Роль Миледи изначально предназначалась Елене Соловей. Но к моменту начала съёмок оказалось, что она ждёт ребёнка, и от роли ей пришлось отказаться. Сыгравшая в «Хождениях по мукам» Светлана Пенкина пробы не прошла, и тогда режиссёр пригласил Маргариту Терехову. «Режиссёр Хилькевич с помощниками просто приехали ко мне в театр и прямо там предложили мне сыграть. Хилькевич привёз с собой и тут же включил запись музыки, под которую в кадре надо танцевать и играть, – рассказывала Маргарита Терехова. – И я слышу, как гнусный-гнусный голос поёт: «Я с самого детства обожаю злодейства». Этот голос я даже не могу передать – такой варьетешный. Гнуснейший голос, пакостнейший. Я сразу встаю и говорю: «До свидания, я этого делать не буду». Хилькевич тоже встаёт и говорит: «Спасибо, Маргоша, я так и думал. Нас теперь двое. А то я один говорил, что это пошлятина». Просить автора стихов Юрия Ряшенцева переделать текст режиссёр не стал. Вместо этого попросил написать новую песню. Ряшенцева это очень задело. А автору пьесы Марку Розовскому не понравилось, что в третьей серии Юнгвальд-Хилькевич серьёзно отошёл от сценария. «Он покромсал монолог Миледи и сделал его по-другому», – делилась Терехова. Правда, смена актрисы, играющей Миледи, потребовала и смены образа, который больше соответствовал бы новой исполнительнице.
На своём веку
А вот в случае с Констанцией режиссёр поступил наоборот. Изначально он хотел снимать в этой роли Евгению Симонову.
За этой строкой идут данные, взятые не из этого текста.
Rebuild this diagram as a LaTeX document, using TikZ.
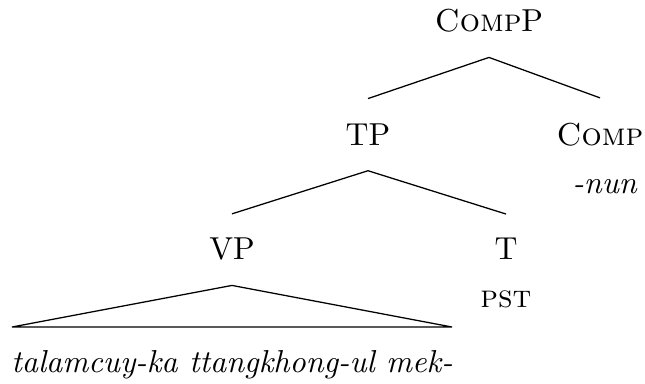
\documentclass[tikz,border=0pt]{standalone}
\usepackage{tikz}

\begin{document}
\begin{tikzpicture}[x=0.315pt, y=-0.315pt, line width=0.4pt]
\tikzset{lbl/.style={inner sep=0pt, anchor=base}}
\useasboundingbox (0,0) rectangle (645,383);
% labels
\node[lbl] (compp) at (489,31)  {\textsc{Comp}P};
\node[lbl] (tp)    at (368,145) {TP};
\node[lbl] (comp)  at (600,145) {\textsc{Comp}};
\node[lbl] (nun)   at (605,193) {\textit{-nun}};
\node[lbl] (vp)    at (232,259) {VP};
\node[lbl] (t)     at (506,259) {T};
\node[lbl] (pst)   at (506,307) {\textsc{pst}};
\node[lbl] (words) at (232,372) {\textit{talamcuy-ka ttangkhong-ul mek-}};
\coordinate (tl) at (12,327);
\coordinate (tr) at (452,327);
% branches
\draw ([yshift=-7.9pt]compp.south) -- ([yshift=7.6pt]tp.north);
\draw ([yshift=-7.9pt]compp.south) -- ([yshift=7.6pt]comp.north);
\draw ([yshift=-7.9pt]tp.south) -- ([yshift=7.2pt]vp.north);
\draw ([yshift=-7.9pt]tp.south) -- ([yshift=7.2pt]t.north);
\draw ([yshift=-7.9pt]vp.south) -- (tl) -- (tr) -- cycle;
\end{tikzpicture}
\end{document}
Ирину Алфёрову, по словам Юнгвальд-Хилькевича, ему якобы навязало руководство Гостелерадио. Хотя режиссёру она не нравилась как актриса. Узнав, что Хилькевич снял с роли Симонову, от участия в картине отказался и её коллега по театру Маяковского Игорь Костолевский, утверждённый на роль Бэкингема. «Эта Констанция мне всю картину испортила», – возмущался много лет позже в одном из интервью режиссёр. К тому же Алфёрова внешне не соответствовала придуманному режиссёром образу Констанции. «Бонасье Жени Симоновой была бы более изысканно хитрой, лукавой, ускользающей. А Ира Алфёрова – глубоко славянский тип. И французская лёгкость ей не свойственна», – делился режиссёр. Озвучивать Констанцию он пригласил Анастасию Вертинскую — в её голосе как раз и были нужные режиссёру утончённость и лукавство.
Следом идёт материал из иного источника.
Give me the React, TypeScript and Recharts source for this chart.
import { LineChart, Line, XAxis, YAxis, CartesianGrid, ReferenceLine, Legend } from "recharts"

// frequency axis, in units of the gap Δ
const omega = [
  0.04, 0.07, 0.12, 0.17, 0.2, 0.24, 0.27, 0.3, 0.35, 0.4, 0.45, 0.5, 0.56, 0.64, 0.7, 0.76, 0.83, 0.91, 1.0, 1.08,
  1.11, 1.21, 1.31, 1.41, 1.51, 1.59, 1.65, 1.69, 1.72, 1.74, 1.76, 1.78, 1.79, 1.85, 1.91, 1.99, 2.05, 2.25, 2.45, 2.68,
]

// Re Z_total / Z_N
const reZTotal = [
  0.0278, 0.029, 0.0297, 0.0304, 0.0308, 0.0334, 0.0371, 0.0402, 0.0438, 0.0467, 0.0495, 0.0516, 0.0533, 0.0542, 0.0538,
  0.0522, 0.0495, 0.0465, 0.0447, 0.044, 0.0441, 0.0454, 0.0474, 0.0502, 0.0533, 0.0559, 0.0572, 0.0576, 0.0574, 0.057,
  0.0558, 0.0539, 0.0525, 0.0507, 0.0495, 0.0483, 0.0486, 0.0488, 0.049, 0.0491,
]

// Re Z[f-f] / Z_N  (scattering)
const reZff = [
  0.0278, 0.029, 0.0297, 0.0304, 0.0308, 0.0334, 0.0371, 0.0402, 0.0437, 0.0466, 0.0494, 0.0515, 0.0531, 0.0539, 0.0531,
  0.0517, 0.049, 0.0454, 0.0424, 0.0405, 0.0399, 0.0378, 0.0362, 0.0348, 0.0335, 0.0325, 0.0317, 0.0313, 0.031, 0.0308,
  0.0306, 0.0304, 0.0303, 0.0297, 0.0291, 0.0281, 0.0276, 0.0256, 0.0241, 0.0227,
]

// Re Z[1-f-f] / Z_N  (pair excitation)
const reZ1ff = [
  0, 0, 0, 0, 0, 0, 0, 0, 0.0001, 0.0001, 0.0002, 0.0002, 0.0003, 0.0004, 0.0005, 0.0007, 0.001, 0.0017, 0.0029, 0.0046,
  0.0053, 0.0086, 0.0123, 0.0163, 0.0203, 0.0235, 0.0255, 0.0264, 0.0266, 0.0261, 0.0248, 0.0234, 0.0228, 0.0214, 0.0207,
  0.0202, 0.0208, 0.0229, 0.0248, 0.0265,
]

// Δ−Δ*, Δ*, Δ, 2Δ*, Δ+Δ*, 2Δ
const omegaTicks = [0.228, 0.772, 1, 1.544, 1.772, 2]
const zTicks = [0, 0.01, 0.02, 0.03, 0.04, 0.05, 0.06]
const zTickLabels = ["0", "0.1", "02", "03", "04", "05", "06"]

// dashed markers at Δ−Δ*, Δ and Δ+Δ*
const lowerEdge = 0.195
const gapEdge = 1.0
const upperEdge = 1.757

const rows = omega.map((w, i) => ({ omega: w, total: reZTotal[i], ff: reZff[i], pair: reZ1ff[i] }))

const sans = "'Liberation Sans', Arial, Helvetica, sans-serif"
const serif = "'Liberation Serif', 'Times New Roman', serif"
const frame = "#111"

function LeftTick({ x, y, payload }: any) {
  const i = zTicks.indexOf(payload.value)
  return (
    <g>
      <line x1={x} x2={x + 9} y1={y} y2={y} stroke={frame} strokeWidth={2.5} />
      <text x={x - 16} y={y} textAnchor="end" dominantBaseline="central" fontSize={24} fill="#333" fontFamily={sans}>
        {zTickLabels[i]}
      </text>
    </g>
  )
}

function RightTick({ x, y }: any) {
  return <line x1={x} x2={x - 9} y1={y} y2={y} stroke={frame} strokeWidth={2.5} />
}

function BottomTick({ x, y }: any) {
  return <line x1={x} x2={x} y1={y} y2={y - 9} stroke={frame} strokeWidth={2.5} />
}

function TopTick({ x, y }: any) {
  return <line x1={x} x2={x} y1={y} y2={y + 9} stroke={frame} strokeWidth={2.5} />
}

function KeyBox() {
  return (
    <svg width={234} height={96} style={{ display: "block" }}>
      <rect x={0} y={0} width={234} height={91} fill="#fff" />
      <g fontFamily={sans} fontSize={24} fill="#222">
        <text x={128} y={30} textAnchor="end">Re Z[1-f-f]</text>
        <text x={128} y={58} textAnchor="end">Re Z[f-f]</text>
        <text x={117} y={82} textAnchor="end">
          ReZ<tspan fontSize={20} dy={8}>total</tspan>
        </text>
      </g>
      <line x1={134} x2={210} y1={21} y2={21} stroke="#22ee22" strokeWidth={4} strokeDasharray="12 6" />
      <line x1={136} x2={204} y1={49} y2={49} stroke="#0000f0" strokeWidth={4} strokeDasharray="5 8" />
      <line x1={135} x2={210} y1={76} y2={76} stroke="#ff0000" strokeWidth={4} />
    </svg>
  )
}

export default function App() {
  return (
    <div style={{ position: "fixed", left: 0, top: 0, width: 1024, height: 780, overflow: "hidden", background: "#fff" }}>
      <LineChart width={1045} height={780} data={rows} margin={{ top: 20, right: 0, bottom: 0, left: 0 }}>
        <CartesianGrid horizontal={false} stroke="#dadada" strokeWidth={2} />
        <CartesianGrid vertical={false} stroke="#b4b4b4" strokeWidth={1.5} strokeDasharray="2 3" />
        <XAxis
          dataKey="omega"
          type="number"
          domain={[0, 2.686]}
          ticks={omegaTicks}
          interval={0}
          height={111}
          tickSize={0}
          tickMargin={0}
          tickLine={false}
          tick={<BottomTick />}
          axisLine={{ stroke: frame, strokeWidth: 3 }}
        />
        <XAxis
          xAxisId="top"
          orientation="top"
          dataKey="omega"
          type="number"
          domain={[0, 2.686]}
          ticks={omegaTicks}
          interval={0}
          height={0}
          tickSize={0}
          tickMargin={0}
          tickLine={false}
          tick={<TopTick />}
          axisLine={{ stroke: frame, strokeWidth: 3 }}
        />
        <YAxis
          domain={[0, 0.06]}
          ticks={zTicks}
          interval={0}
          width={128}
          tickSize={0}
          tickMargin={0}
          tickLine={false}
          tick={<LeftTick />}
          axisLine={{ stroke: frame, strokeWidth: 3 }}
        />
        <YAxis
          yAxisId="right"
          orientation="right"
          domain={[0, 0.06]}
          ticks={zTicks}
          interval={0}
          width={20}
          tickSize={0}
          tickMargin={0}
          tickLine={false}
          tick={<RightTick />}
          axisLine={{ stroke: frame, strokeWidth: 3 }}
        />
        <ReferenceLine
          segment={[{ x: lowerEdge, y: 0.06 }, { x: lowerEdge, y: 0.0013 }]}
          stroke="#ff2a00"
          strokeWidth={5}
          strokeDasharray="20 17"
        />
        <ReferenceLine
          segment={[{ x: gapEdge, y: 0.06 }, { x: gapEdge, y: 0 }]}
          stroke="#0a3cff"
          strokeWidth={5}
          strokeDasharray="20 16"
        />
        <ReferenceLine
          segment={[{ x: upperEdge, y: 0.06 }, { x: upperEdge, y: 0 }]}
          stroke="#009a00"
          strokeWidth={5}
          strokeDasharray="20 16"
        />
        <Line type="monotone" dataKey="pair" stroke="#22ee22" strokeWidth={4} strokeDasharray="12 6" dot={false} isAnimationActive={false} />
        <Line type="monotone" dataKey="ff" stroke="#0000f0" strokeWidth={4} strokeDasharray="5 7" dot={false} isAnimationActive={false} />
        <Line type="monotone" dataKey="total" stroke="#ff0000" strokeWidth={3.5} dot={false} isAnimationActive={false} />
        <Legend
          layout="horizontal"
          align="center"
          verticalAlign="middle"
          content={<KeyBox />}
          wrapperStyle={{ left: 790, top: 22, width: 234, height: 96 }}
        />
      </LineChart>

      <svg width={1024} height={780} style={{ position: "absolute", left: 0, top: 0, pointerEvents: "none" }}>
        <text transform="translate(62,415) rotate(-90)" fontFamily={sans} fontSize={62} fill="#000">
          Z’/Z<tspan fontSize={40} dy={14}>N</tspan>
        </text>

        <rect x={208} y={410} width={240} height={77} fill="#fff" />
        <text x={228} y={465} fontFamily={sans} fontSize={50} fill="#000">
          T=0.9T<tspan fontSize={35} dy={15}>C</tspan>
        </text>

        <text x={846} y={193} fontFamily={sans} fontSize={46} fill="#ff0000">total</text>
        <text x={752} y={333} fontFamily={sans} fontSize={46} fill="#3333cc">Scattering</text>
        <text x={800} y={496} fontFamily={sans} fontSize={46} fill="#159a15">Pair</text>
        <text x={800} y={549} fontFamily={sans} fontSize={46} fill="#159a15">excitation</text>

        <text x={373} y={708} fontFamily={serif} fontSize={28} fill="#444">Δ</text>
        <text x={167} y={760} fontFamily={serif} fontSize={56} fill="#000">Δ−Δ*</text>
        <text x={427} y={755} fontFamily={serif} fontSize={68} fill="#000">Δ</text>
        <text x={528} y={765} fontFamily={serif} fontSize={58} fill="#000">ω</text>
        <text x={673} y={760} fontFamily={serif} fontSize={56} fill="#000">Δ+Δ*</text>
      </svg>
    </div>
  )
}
Хотя позже Юнгвальд-Хилькевич и признавался, что чувствует себя виноватым за это перед Алфёровой. Вообще, Ирина Алфёрова – не единственная, кто говорит в картине не своим голосом. Так, Юнгвальд-Хилькевича не устраивало, что Старыгин слегка пришепётывает, поскольку в видении режиссёра Арамис был абсолютным совершенством, эдаким «рафинэ». В результате Арамиса озвучил Игорь Ясулович, чей тембр голоса практически полностью совпал со старыгинским.
У Александра Трофимова, сыгравшего кардинала, по словам Юнгвальд-Хилькевича, был слишком тяжёлый голос и тягучая манера говорить, вдобавок он слегка заикался. «А тут был нужен светский человек, раздражительный и самодостаточный», – объяснял режиссёр. Всё это смог воплотить Михаил Козаков, голосом которого и разговаривает Ришелье.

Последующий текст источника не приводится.